„Startups kämpfen gegen das Scheitern“

Was kennzeichnet die Startup-Kultur, warum sind soziokulturelle Aspekte so wichtig, und wie gestaltet sich das Miteinander von Startups und Konzernen? Ein Gespräch mit Dr. Yossi Maaravi, der seit mehr als 20 Jahren die Prinzipien des Unternehmertums lehrt.

Interview mit Dr. Yossi Maaravi (01/2017)

Trend Update: Junge Unternehmungswillige mit einer zündenden Idee bezeichnen sich gern als „Startup“ – welche Kriterien rechtfertigen diese Bezeichnung wirklich?
Dr. Yossi Maaravi: Es gibt viele verschiedene Definitionen von Startups. Ich finde die Definition von Steve Blank, dem Vater der Lean-Startup-Methodology, sehr geeignet. Er sagt, dass ein Startup eine temporäre Organisation ist, deren Businessmodell auf Wiederholbarkeit und Skalierbarkeit ausgelegt ist. Problem ist hier nur: Zwei Leute, die lediglich eine Idee, aber im Prinzip noch nichts kreiert haben, könnten sich bereits als Startup bezeichnen, genauso wie eine 50-Personen-Organisation mit Multimillioneninvestitionen durch Venture Capitals. Daher denke ich persönlich: Sobald du ein Team hast, das eine gemeinsame Vision verfolgt und bereit ist, all-in zu gehen, und sobald das ganze Vorhaben durch ein Businessmodell eingerahmt ist, hat man die Berechtigung erlangt, sich nach außen hin als Startup zu bezeichnen.

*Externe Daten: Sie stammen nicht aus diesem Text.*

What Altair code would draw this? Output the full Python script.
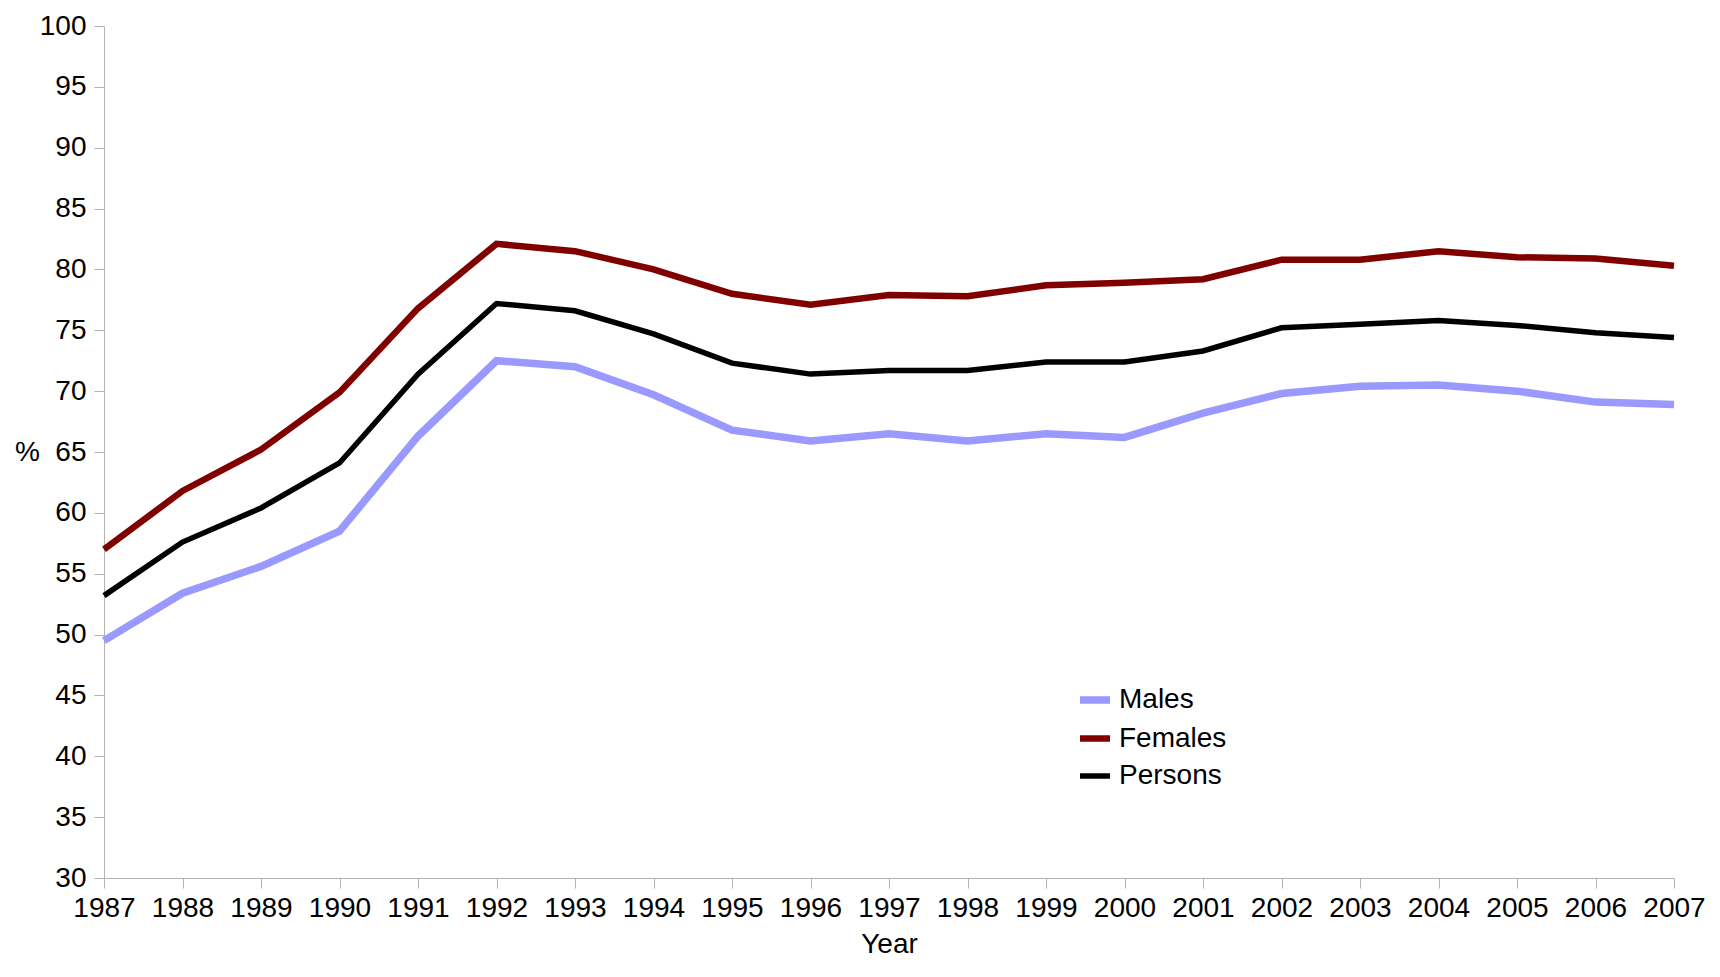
import altair as alt
import pandas as pd

years = list(range(1987, 2008))
males = [49.5, 53.4, 55.6, 58.5, 66.3, 72.5, 72.0, 69.7, 66.8, 65.9, 66.5, 65.9, 66.5, 66.2, 68.2, 69.8, 70.4, 70.5, 70.0, 69.1, 68.9]
females = [57.0, 61.8, 65.2, 69.9, 76.8, 82.1, 81.5, 80.0, 78.0, 77.1, 77.9, 77.8, 78.7, 78.9, 79.2, 80.8, 80.8, 81.5, 81.0, 80.9, 80.3]
persons = [53.2, 57.6, 60.4, 64.1, 71.4, 77.2, 76.6, 74.7, 72.3, 71.4, 71.7, 71.7, 72.4, 72.4, 73.3, 75.2, 75.5, 75.8, 75.4, 74.8, 74.4]

series = ["Males", "Females", "Persons"]
colors = ["#9999ff", "#800000", "#000000"]
widths = [7.5, 5.5, 6.5]

rows = []
for name, vals in zip(series, [males, females, persons]):
    for y, v in zip(years, vals):
        rows.append({"Year": y, "Value": v, "Series": name})
df = pd.DataFrame(rows)

FONT = "Liberation Sans"
FS = 28

chart = alt.Chart(df).mark_line(strokeJoin="miter", strokeCap="butt").encode(
    x=alt.X("Year:Q",
            scale=alt.Scale(domain=[1987, 2007], nice=False, zero=False),
            axis=alt.Axis(values=years, format="d", title="Year", grid=False,
                          labelFontSize=FS, titleFontSize=FS, titleFontWeight="normal",
                          labelFont=FONT, titleFont=FONT, labelColor="#000", titleColor="#000",
                          domainColor="#b3b3b3", tickColor="#b3b3b3", tickSize=10,
                          labelPadding=6, titlePadding=8, labelFlush=False)),
    y=alt.Y("Value:Q",
            scale=alt.Scale(domain=[30, 100], nice=False, zero=False),
            axis=alt.Axis(values=list(range(30, 101, 5)), title="%", grid=False,
                          labelFontSize=FS, titleFontSize=FS, titleFontWeight="normal",
                          labelFont=FONT, titleFont=FONT, labelColor="#000", titleColor="#000",
                          domainColor="#b3b3b3", tickColor="#b3b3b3", tickSize=10,
                          labelPadding=8, titleAngle=0, titleAlign="center",
                          titleBaseline="middle", titleX=-77, titleY=426)),
    color=alt.Color("Series:N",
                    scale=alt.Scale(domain=series, range=colors),
                    legend=alt.Legend(title=None, orient="none", legendX=972, legendY=655,
                                      symbolType="stroke", symbolSize=900, symbolStrokeWidth=6,
                                      labelFontSize=FS, labelFont=FONT, labelColor="#000",
                                      rowPadding=5, labelOffset=5)),
    strokeWidth=alt.StrokeWidth("Series:N",
                                scale=alt.Scale(domain=series, range=widths),
                                legend=None),
).properties(
    width=1570, height=852,
    autosize=alt.AutoSizeParams(type="none"),
    padding={"left": 96, "top": 18, "right": 34, "bottom": 86},
).configure_view(stroke=None)

chart.save("out.html", embed_options={"renderer": "svg", "actions": False})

Also braucht die Bezeichnung „Startup“ gar keine formellen Voraussetzungen, sondern ist eher emotional und inhaltlich angelegt?
Ja, es geht nicht um die offizielle Gründung. Es sind in meinen Augen eher informelle Voraussetzungen, die erfüllt sein sollten: Es braucht ein Team, eine Idee, Leidenschaft und Commitment sowie zumindest die Grundzüge eines Businessmodells. In Israel wird zum Beispiel gern sehr schnell und auch naiv behauptet, man habe ein „Startup“, obwohl lediglich eine Idee existiert und die eigentliche Arbeit, die mit dem Businessmodell entsteht, noch gar nicht geleistet wurde.

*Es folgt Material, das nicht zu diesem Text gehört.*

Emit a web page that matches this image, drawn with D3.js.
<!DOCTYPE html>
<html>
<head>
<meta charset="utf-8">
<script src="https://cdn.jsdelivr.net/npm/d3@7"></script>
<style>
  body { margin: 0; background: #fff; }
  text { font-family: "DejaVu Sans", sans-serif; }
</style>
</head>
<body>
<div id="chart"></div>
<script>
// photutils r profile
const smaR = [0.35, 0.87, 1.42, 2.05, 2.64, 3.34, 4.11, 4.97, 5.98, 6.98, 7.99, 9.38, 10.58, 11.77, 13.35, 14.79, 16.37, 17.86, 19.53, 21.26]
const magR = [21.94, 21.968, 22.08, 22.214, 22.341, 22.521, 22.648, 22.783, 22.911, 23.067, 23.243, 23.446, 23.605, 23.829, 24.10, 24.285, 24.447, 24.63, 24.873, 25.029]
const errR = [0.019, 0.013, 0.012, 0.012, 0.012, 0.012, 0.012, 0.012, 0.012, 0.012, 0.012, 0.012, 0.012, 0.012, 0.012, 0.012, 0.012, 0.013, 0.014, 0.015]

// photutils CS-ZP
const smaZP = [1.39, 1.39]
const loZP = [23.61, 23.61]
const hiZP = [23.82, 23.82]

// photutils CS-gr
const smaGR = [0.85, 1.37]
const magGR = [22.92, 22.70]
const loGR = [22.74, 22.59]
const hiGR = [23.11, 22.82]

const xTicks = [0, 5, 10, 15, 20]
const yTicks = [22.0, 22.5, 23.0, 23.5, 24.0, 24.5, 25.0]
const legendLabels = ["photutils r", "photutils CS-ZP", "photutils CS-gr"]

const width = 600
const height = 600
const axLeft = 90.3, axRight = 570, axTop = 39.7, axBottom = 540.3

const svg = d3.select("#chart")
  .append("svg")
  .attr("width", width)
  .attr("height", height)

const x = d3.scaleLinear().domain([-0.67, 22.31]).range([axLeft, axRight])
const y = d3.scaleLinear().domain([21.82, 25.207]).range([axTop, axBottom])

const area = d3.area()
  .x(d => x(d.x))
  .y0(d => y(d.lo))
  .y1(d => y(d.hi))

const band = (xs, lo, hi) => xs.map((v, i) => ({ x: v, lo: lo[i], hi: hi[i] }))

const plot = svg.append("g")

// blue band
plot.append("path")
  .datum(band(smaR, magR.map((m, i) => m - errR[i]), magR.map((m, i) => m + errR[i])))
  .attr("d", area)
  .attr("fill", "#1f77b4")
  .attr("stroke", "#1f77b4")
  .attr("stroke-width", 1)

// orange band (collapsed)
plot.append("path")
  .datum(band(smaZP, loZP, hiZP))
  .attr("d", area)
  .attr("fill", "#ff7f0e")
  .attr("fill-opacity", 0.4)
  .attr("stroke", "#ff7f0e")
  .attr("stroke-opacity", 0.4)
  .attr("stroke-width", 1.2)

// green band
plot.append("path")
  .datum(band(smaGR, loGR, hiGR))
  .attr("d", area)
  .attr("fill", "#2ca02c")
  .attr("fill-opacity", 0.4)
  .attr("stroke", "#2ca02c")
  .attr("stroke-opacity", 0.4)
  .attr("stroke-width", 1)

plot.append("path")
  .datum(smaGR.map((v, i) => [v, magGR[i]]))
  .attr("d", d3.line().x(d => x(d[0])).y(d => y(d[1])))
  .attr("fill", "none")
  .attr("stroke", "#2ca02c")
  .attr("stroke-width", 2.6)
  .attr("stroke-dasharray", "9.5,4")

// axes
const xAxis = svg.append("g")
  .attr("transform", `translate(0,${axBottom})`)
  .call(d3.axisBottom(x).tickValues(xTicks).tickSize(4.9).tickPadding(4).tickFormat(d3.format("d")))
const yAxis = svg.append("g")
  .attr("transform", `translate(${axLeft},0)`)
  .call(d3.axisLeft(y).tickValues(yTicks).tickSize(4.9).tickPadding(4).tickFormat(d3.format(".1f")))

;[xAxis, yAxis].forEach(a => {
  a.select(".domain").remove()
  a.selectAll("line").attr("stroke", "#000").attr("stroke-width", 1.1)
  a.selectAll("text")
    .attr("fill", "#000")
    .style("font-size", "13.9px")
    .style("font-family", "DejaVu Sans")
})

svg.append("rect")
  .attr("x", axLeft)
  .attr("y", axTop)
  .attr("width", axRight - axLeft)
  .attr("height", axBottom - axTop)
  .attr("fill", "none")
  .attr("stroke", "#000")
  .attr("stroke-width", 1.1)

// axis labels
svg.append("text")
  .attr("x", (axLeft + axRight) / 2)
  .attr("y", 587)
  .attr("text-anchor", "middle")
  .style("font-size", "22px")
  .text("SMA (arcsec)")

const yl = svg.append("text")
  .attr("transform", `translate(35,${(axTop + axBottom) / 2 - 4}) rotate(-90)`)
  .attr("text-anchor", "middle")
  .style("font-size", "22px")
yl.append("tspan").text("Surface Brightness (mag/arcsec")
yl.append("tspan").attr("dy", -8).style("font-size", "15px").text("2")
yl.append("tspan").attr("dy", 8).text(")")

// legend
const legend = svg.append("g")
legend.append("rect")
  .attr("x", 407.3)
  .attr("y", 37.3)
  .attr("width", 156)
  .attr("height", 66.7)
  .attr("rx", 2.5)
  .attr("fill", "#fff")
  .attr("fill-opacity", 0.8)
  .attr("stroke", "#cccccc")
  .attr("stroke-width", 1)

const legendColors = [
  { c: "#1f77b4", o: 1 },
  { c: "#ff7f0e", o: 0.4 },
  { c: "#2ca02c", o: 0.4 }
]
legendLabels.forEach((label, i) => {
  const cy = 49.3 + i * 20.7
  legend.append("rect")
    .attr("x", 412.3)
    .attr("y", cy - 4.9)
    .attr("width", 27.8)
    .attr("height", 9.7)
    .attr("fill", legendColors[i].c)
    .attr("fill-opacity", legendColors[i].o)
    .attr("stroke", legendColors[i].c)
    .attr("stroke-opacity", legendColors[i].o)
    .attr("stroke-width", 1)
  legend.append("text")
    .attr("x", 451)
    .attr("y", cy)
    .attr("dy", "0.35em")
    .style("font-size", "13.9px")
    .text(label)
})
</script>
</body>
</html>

„Lean Startup“ und „Design Thinking Approach“ sind mittlerweile geläufige Begriffe in der Gründerszene: Was genau steckt dahinter, und wie erklärt sich die Popularität dieser Begriffe im Startup-Milieu?
Bei der Lean-Startup-Methode verhält es sich ähnlich wie mit der Geschichte des iPhones: Viele der Bestandteile und Kernmerkmale des iPhones hatte es zuvor schon gegeben, Apples Innovation bestand in der einzigartigen Zusammensetzung dieser Teile. Auch bei der Lean-Methode wurden bestehende Konzepte und Verfahren wurden vereinheitlicht, verschlankt und übersichtlich dargestellt. Die drei Hauptmerkmale sind:

  1. Business Model Canvas statt herkömmlichem Businessplan: Die Canvas liefert alle relevanten Informationen und Thesen eines Businessplans auf einer einzigen Seite. Diese Seite dient den Gründern vor allem dazu, die jeweils aufgestellten Thesen der Reihenfolge nach zu untersuchen.
  2. „Get out of the Building!“: Kreativprozesse und Geschäftlichkeit dürfen nicht nur im Büro stattfinden, man muss rausgehen, mit den Menschen und der Umwelt kommunizieren. Kunden, Wettbewerber, Investoren, alle Marktteilnehmer bieten das Potenzial, Informationen zu generieren, die für die Reifung der Geschäftsidee von großer Bedeutung sind.
  3. Build-Test-Learn-Loop: Verschwende keine Zeit mit dem Versuch, das perfekte Produkt zu erstellen! Man gelangt schneller an das Ziel, wenn man die Lernzyklen verkleinert. Ein iterativer Lernprozess ist wesentlich effektiver als das ewige Tüfteln an der einen perfekten Lösung.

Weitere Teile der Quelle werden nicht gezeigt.